Jul 27, 2011 14:46 GMT  ·  By

The U.S. Department of Homeland Security fears that attackers might use public knowledge about Stuxnet to create modified versions of the industrial sabotage malware to target critical infrastructure in the country.

According to Wired, these concerns were expressed yesterday by Bobbie Stempfley, acting assistant secretary for the DHS Office of Cybersecurity and Communications, in a testimony to the House Subcommittee on Oversight and Investigations.

"The Department is concerned that attackers could use the increasingly public information about the code to develop variants targeted at broader installations of programmable equipment in control systems," the assistant secretary said.

"Copies of the Stuxnet code, in various different iterations, have been publicly available for some time now," he added.

Security researchers who analyzed Stuxnet previously stated that whoever looks at the worm's code can learn how to attack programmable logic controllers (PLCs), the building blocks of industrial installations.

However, most of the security holes and attack vectors used by Stuxnet have already been addressed. While analyzing the worm could theoretically help someone build a functional piece of malware that uses Stuxnet techniques and even borrows bits of its code, the end result would probably be so different that it wouldn't qualify as a variant.

It's true that the worm, widely regarded as the most sophisticated malware threat ever created, can be an inspiration for future SCADA attacks and security experts have acknowledged this from the start.

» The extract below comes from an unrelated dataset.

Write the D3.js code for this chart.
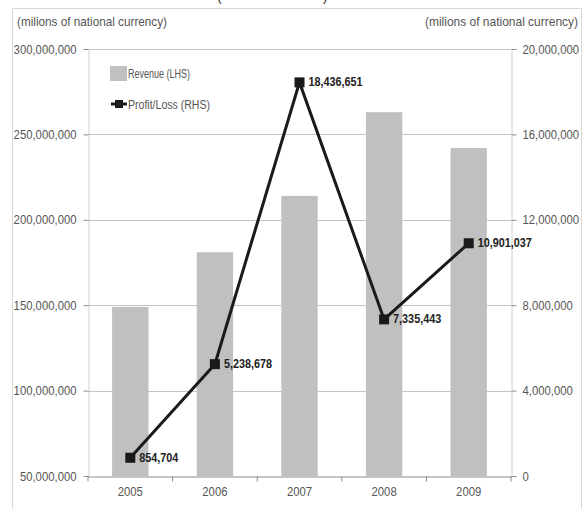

Ironically, the most commonly accepted theory about Stuxnet's origin is that it was created by the US and Israeli governments in order to set back Iran's nuclear program. The malware is believed to have destroyed thousands of centrifuges at the Natanz nuclear fuel enrichment plant.

"ICS-CERT [Industrial Control Systems Cyber Emergency Response Team] will continue to work with the industrial control systems community to investigate these and other threats through malicious code and digital media analysis, onsite incident response activities, and information sharing and partnerships," acting assistant secretary Stempfley concluded.